* **GOAL OF THE EXERCISE**: Extract each line holding the word "LaTeX" from the entries.

* **MATERIAL PROVIDED**:
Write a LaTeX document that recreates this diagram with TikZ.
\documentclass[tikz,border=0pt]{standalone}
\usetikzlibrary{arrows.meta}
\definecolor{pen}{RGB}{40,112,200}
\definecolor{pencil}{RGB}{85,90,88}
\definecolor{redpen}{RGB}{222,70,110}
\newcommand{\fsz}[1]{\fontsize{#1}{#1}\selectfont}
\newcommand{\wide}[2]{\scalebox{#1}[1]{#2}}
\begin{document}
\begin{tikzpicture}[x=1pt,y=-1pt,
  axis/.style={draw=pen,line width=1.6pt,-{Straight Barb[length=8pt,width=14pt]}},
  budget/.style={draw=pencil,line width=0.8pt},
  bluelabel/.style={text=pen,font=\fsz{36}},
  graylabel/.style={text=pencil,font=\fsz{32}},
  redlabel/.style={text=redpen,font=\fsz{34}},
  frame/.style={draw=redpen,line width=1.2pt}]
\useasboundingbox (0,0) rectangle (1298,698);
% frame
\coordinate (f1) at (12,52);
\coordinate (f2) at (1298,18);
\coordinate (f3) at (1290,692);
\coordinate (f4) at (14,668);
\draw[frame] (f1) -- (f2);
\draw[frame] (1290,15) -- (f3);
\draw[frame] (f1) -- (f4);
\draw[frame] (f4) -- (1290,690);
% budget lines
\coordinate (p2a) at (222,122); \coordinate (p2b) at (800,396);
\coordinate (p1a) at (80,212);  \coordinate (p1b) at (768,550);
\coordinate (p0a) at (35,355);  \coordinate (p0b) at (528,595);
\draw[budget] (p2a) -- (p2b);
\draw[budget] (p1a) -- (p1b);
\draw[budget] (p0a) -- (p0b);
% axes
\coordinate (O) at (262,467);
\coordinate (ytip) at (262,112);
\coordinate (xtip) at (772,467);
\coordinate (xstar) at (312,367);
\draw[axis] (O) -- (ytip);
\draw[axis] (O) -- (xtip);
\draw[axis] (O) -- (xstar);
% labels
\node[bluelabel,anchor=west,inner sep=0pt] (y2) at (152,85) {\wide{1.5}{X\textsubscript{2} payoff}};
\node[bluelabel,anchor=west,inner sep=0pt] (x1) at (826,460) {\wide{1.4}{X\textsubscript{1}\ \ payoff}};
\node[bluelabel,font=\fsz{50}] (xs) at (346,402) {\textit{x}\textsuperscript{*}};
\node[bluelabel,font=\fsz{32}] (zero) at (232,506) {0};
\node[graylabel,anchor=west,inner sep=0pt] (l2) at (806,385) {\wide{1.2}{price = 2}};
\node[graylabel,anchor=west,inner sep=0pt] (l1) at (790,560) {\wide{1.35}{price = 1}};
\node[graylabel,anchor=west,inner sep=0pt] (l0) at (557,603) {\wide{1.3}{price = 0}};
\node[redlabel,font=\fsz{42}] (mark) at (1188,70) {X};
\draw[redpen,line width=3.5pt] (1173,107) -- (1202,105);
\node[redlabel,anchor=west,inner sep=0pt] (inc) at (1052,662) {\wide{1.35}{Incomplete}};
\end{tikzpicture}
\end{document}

--

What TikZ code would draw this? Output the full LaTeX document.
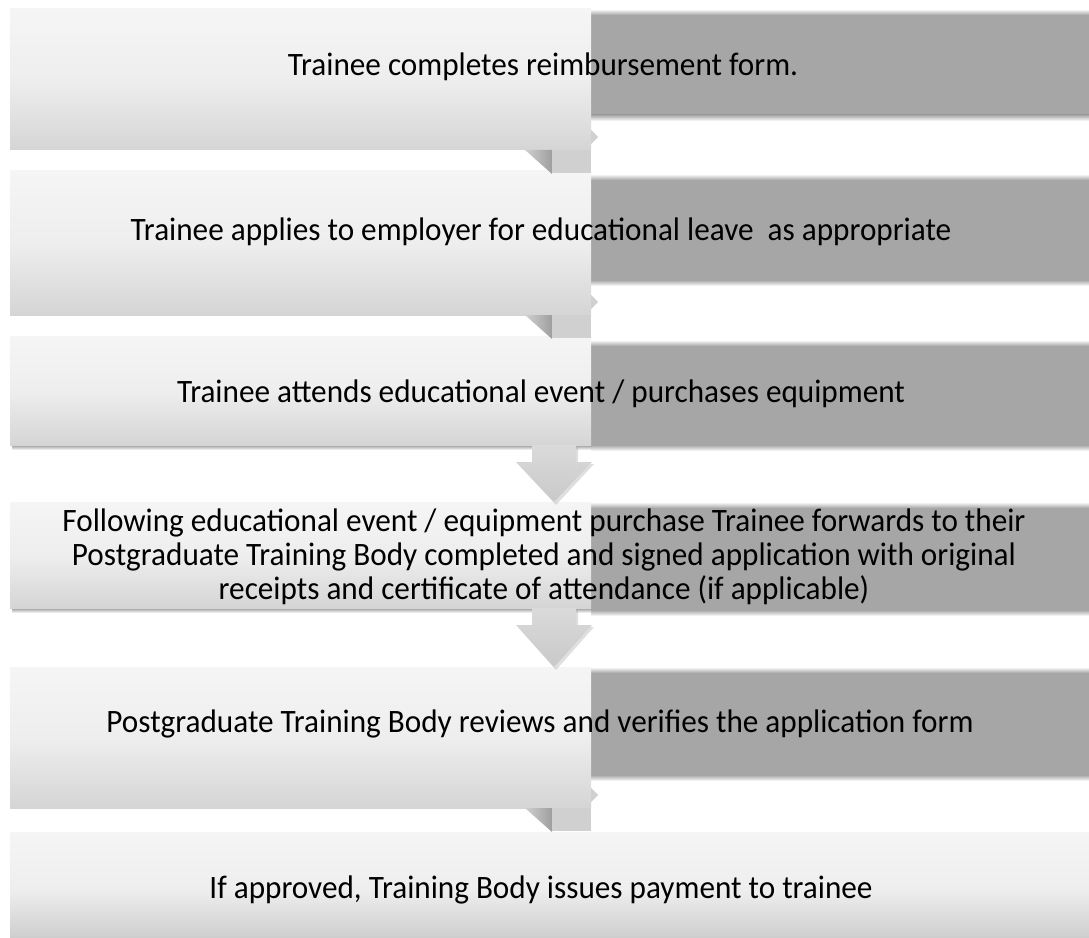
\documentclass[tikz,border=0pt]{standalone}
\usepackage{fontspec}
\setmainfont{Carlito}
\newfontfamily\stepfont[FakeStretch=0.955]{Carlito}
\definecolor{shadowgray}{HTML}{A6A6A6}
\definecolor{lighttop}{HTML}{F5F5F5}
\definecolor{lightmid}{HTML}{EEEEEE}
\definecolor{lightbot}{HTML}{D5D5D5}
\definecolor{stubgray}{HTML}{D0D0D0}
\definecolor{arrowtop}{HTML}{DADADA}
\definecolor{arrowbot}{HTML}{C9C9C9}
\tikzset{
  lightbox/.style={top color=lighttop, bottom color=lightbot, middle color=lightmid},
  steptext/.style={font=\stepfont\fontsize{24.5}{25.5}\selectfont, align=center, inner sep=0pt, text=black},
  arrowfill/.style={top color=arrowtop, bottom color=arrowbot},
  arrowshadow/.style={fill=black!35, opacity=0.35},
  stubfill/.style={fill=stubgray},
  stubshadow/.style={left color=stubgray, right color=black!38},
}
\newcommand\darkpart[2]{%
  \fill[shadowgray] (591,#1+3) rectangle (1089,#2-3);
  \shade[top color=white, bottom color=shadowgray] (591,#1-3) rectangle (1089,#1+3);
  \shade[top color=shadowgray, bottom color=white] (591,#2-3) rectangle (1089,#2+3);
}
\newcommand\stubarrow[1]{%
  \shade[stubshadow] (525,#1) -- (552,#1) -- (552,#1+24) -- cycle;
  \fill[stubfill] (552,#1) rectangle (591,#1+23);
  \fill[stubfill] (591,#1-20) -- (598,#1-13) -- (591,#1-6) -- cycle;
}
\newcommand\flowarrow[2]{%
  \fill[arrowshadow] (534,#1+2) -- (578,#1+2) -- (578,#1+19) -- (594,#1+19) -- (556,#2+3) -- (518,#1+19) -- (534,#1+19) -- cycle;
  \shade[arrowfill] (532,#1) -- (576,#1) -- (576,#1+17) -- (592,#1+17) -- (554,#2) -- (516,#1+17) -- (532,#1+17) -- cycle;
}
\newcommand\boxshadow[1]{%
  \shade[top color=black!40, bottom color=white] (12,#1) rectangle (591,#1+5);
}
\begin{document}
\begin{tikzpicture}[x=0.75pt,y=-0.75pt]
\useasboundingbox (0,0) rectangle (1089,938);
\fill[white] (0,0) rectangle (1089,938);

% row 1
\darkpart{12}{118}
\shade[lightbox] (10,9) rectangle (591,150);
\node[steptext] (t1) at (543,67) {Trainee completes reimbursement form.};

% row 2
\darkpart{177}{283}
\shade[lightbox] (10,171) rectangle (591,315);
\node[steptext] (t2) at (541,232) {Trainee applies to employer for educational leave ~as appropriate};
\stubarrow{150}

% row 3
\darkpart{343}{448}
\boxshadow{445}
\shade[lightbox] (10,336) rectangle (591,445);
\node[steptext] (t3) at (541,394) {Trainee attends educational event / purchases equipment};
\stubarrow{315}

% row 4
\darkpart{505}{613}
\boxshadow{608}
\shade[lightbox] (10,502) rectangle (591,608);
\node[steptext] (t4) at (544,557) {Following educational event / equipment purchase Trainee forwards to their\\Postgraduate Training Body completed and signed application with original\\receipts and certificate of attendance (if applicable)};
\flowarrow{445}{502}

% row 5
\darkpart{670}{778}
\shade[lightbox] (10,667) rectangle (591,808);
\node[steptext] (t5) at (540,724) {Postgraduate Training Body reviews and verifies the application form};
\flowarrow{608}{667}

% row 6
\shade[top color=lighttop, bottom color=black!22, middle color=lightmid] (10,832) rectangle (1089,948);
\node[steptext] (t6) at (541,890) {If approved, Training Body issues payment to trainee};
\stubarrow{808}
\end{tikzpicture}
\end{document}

* **ANSWER TO THE TASK**:
Write a LaTeX document that recreates this diagram with TikZ.
What TikZ code would draw this? Output the full LaTeX document.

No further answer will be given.